In Good Taste

​Origins Speaker Series at Artifact Coffee

Panel of local experts explores food and its sources in this ongoing discussion.

By Lauren Cohen | February 12, 2015, 4:30 pm

-Courtesy of Artifact Coffee
In Good Taste

​Origins Speaker Series at Artifact Coffee

Panel of local experts explores food and its sources in this ongoing discussion.

By Lauren Cohen | February 12, 2015, 4:30 pm

-Courtesy of Artifact Coffee

There's been a lot of health-conscious hype about where our food comes from recently, and in keeping with Spike Gjerde's farm-to-table mantra, Artifact Coffee's new speaker series is drumming up conversation about all things locally sourced.

"Origins: A Speaker Series," spearheaded by Gjerde and sustainable food champion Dana Slater, brings Baltimore experts together to explore local food trends and sources of specific ingredients.

The ongoing event launched in late January, where guests learned about aquaculture and Chesapeake Bay experts were on hand to shed light on everything from oyster farming to cleaning up the Bay. On February 19 at 6:30 p.m., the series continues with a roundtable-style talk about Maryland produce.

"Spike was adamant that the audience participates, and that comments are welcomed and encouraged," says Hannah Ragan, director of service training and outreach for Foodshed, the restaurant group behind Gjerde's restaurants.

Appearances by local produce specialists Joan and Drew Norman from One Straw Farm and Baltimore City Food Policy Director Holly Freishtat will be featured next week, and the panel will address the hot-button issue of integrating local produce into city schools.

"There's a lot of good work being done that doesn't get the attention that it deserves," Ragan says. "It's really exciting to have all of these people who are so passionate about food together in one intimate room."

On March 19, specialty hog farmers and butchers will unite to moderate the third discussion about—you guessed it—meat.

Ragan says she's excited to keep the conversation going and reach a wider audience with the help of Heritage Radio.

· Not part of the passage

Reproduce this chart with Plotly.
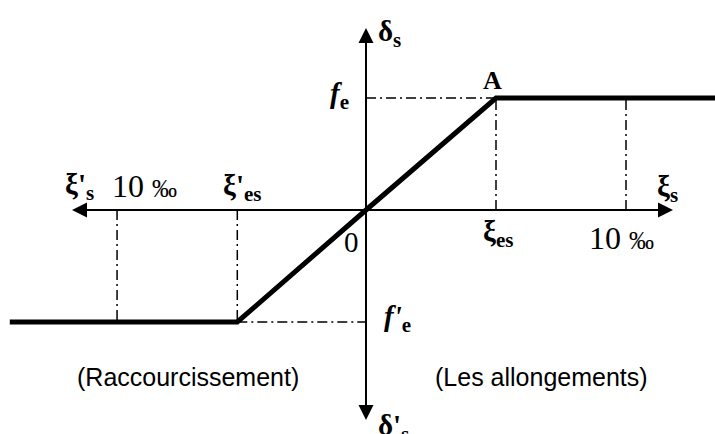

The New York-based foodie station will be recording, editing, and uploading all of the installments onto its website, making it possible to tune in even if you can't make it to the event.

"We've arranged installments through April but we'll keep going for as long as people want to talk about this," Ragan says.

The price of admission to the series includes one beverage and a family-style meal featuring the trendy talked-about ingredients.